We can get the results like Fig. 8.

Fig. 8.
figure 8

Segmentation results (2)

4.3 Identification of Authenticity

On the basis of the above work, the authenticity of the calligraphy works to be authenticated can be judged. The judgment method is as follows:

  1. 1)

    Divide the calligraphy work into individual characters through the histogram segmentation algorithm.

  2. 2)

    For each segmented word i, judge whether it is a word in the trained classifier by calling the API provided by the open source CnOcr. If so, put it into the convolutional neural network model for binary classifications, obtain the authentic probability pi of the word, and count the number of all words that are found in all the trained models.

  3. 3)

    Calculate the probability of authenticity of the entire work. The preliminary calculation method is weighted average, and the calculation formula is:

$$P=\sum_{i=0}^{n}\frac{{p}_{i}}{n}$$
(2)

5 Experimental Results

Below, take a page of representative calligraphy work (Fig. 9) as an example to briefly describe the authenticity recognition effect of the model.

Fig. 9.
figure 9

A representative calligraphy work.

This picture is from “The Epitaph of Wang Lin”. It contains common words such as “子” and “而”. Putting it into the model can get the following (Fig. 10) running results:

Fig. 10.
figure 10

Program running results.

It can be seen that the model has a high recognition for Yan Zhenqing’s regular script works. For other pages in Wang Lin’s epitaph, this model can also achieve similar results.

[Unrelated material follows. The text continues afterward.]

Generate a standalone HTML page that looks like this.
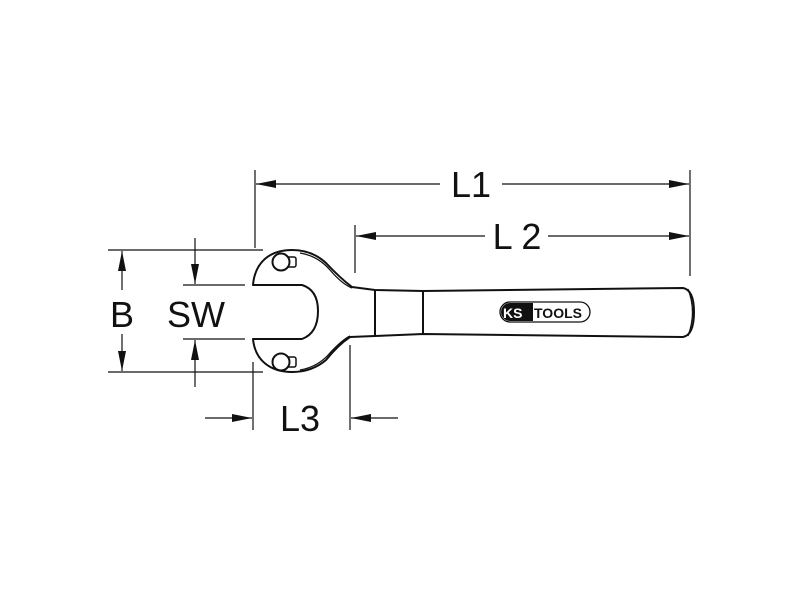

For forgeries, the model can also identify common characters, but the probability of authenticity of common words is less than 0.1. In addition, we have conducted 5 sets of experiments, and each group contained 5 positive samples and 5 negative samples. Finally, the total accuracy of the model is 92.455%. The number of characters in the commonly used character set is limited in the current. Hopefully, new authentic and fake sets can be obtained to the model in the future.